### Your objective:
Set down exactly the lines of the listing below, please, beginning with the first and ending with the line that holds "coordinate[pos=0.62] (tp);".
** Start of Collected material **
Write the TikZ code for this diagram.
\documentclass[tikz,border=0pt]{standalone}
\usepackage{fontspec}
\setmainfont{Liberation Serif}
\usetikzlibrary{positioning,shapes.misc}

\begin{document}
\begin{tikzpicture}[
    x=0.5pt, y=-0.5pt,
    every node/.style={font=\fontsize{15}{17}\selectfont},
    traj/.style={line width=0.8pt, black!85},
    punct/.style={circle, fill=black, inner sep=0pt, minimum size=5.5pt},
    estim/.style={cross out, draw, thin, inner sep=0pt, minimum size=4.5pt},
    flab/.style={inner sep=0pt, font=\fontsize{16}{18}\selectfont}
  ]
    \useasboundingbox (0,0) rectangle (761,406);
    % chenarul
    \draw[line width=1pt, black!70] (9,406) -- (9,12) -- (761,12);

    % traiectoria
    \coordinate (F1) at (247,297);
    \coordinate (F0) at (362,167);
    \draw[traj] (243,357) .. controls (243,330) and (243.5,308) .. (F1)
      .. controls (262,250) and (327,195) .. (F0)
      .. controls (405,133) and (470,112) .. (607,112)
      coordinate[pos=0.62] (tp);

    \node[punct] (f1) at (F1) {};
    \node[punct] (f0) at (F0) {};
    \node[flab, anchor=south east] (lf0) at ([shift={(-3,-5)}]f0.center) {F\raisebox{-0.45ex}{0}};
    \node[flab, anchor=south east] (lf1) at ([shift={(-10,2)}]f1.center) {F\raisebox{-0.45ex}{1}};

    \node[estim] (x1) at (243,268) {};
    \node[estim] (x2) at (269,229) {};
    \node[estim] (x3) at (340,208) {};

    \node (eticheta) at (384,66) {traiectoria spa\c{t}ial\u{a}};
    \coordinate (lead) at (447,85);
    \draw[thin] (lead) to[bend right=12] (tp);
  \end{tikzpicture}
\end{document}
** End of Collected material **
### Response below:
Write the TikZ code for this diagram.
\documentclass[tikz,border=0pt]{standalone}
\usepackage{fontspec}
\setmainfont{Liberation Serif}
\usetikzlibrary{positioning,shapes.misc}

\begin{document}
\begin{tikzpicture}[
    x=0.5pt, y=-0.5pt,
    every node/.style={font=\fontsize{15}{17}\selectfont},
    traj/.style={line width=0.8pt, black!85},
    punct/.style={circle, fill=black, inner sep=0pt, minimum size=5.5pt},
    estim/.style={cross out, draw, thin, inner sep=0pt, minimum size=4.5pt},
    flab/.style={inner sep=0pt, font=\fontsize{16}{18}\selectfont}
  ]
    \useasboundingbox (0,0) rectangle (761,406);
    % chenarul
    \draw[line width=1pt, black!70] (9,406) -- (9,12) -- (761,12);

    % traiectoria
    \coordinate (F1) at (247,297);
    \coordinate (F0) at (362,167);
    \draw[traj] (243,357) .. controls (243,330) and (243.5,308) .. (F1)
      .. controls (262,250) and (327,195) .. (F0)
      .. controls (405,133) and (470,112) .. (607,112)
      coordinate[pos=0.62] (tp);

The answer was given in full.